Fortitude: This is the big one. The days you’re rejected are the good days; someone actually noticed you exist. As a writer, you’re going to spend your life, perhaps your whole life, not merely being rejected, but being ignored completely. If you can’t handle that, be a plumber. Everybody is always happy to hear from the plumber. The writing life, as Bette Davis said of aging, “ain’t for Sissies.”
Faith: If it’s your true pathway, it will probably work out. But it might not be your pathway. Faith may mean embracing failure as well as success. Have faith that, if it isn’t your road, the right road will appear. Do what is before you.
Charity: Don’t hate people because they ignore you. Publishers have more manuscripts submitted than they can possibly consider. And don’t hate them for their criticism if you get read. If their criticism is good, you need it. If it’s bad, you’re free to ignore it; if it’s stupid, or hostile, you’re under orders to pray for them.
Hope: Despair will kill the creative impulse. Don’t think about success. Think about being the best writer you can be. Let God worry about the success.

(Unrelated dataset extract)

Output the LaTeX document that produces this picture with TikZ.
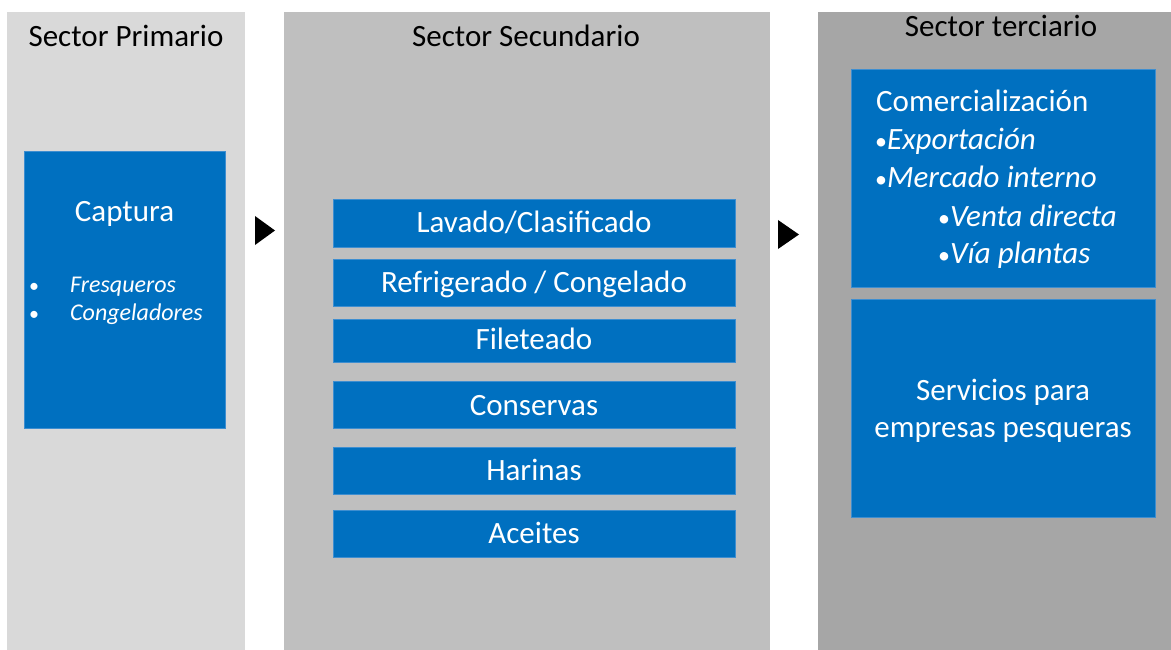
\documentclass[tikz,border=0pt]{standalone}
\usepackage{fontspec}
\setmainfont{Carlito}
\definecolor{pA}{HTML}{D9D9D9}
\definecolor{pB}{HTML}{BFBFBF}
\definecolor{pC}{HTML}{A6A6A6}
\definecolor{blu}{HTML}{0070C0}
\definecolor{bluedge}{HTML}{3E8ED0}
\newcommand{\smbul}{{\fontsize{24}{24}\selectfont\upshape •}}
\begin{document}
\begin{tikzpicture}[x=1pt,y=-1pt,
  panel/.style={draw=none, inner sep=0pt, outer sep=0pt},
  bbox/.style={fill=blu, draw=bluedge, line width=0.7pt, inner sep=0pt, outer sep=0pt},
  title/.style={anchor=base, inner sep=0pt, text=black, font=\fontsize{31}{36}\selectfont},
  lbl/.style={anchor=base, inner sep=0pt, text=white, font=\fontsize{31}{36}\selectfont},
  lblL/.style={anchor=base west, inner sep=0pt, text=white, font=\fontsize{31}{36}\selectfont},
  itl/.style={anchor=base west, inner sep=0pt, text=white, font=\fontsize{31}{36}\selectfont\itshape},
  sml/.style={anchor=base west, inner sep=0pt, text=white, font=\fontsize{24}{28}\selectfont\itshape},
  tri/.style={fill=black}
]
\useasboundingbox (0,0) rectangle (1171,650);
\fill[white] (0,0) rectangle (1171,650);
% panels
\node[panel, fill=pA, minimum width=238pt, minimum height=638pt] (p1) at (126,331) {};
\node[panel, fill=pB, minimum width=486pt, minimum height=638pt] (p2) at (527,331) {};
\node[panel, fill=pC, minimum width=353pt, minimum height=638pt] (p3) at (994.5,331) {};
% titles
\node[title] (t1) at (126,47) {Sector Primario};
\node[title] (t2) at (526,47) {Sector Secundario};
\node[title] (t3) at (1001,37) {Sector terciario};
% arrows
\coordinate (a1) at (255,216);
\coordinate (a2) at (778,220);
\fill[tri] (a1) -- ++(0,29) -- ++(20,-14.5) -- cycle;
\fill[tri] (a2) -- ++(0,29) -- ++(21,-14.5) -- cycle;
% primary box
\node[bbox, minimum width=201pt, minimum height=277pt] (cap) at (124.5,289.5) {};
\node[lbl] (capt) at (124.5,222) {Captura};
\node[sml, anchor=base] (b1) at (34,292) {\upshape\fontsize{20}{20}\selectfont •};
\node[sml] (f1) at (70,292) {Fresqueros};
\node[sml, anchor=base] (b2) at (34,320) {\upshape\fontsize{20}{20}\selectfont •};
\node[sml] (f2) at (70,320) {Congeladores};
% secondary boxes
\node[bbox, minimum width=402pt, minimum height=48pt] (s1) at (534,223) {};
\node[bbox, minimum width=402pt, minimum height=47pt] (s2) at (534,282.5) {};
\node[bbox, minimum width=402pt, minimum height=43pt] (s3) at (534,340.5) {};
\node[bbox, minimum width=402pt, minimum height=47pt] (s4) at (534,404.5) {};
\node[bbox, minimum width=402pt, minimum height=47pt] (s5) at (534,470.5) {};
\node[bbox, minimum width=402pt, minimum height=47pt] (s6) at (534,533.5) {};
\node[lbl] (st1) at (534,233) {Lavado/Clasificado};
\node[lbl] (st2) at (534,292) {Refrigerado / Congelado};
\node[lbl] (st3) at (534,349) {Fileteado};
\node[lbl] (st4) at (534,415) {Conservas};
\node[lbl] (st5) at (534,480) {Harinas};
\node[lbl] (st6) at (534,543) {Aceites};
% tertiary boxes
\node[bbox, minimum width=304pt, minimum height=218pt] (c1) at (1003,178) {};
\node[bbox, minimum width=304pt, minimum height=218pt] (c2) at (1003,408) {};
\node[lblL] (ct0) at (876,112) {Comercialización};
\node[itl] (ct1) at (875,150) {\smbul Exportación};
\node[itl] (ct2) at (875,188) {\smbul Mercado interno};
\node[itl] (ct3) at (938,226) {\smbul Venta directa};
\node[itl] (ct4) at (938,263) {\smbul Vía plantas};
\node[lbl] (sv1) at (1003,400) {Servicios para};
\node[lbl] (sv2) at (1003,437) {empresas pesqueras};
\end{tikzpicture}
\end{document}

Book Recommendations: The Seven Basic Plots by Christopher Booker; The Classical Tradition by Gilbert Highet; The Road to Xanadu by John Livingston Lowes; J. R. R. Tolkien: Author of the Century by Tom Shippey; Experiment in Criticism by C. S. Lewis. These are all what real literary criticism looks like.
A final thought on humility: There is nothing that is so important in the writing life yet so inherently antithetical to the writing life as humility. The act of writing is itself a monstrous act of egotism. It is inherently self-indulgent. As writers, we like to think of ourselves as creative people, but we don’t actually create anything. We just rearrange what God has placed before us. If you doubt that, try to imagine a new primary color.
I begin each writing session with a prayer: (1) I acknowledge that what I am about to do is a gift from God; (2) I offer my work back to God in the same spirit that a child offers a gift to his father, knowing that he can only give what he has first received from his father; (3) In this receiving and giving back, I ask God to make me the finest writer that I can be in order that I may become the best servant that I can be. Try it. It works. There will be surprises.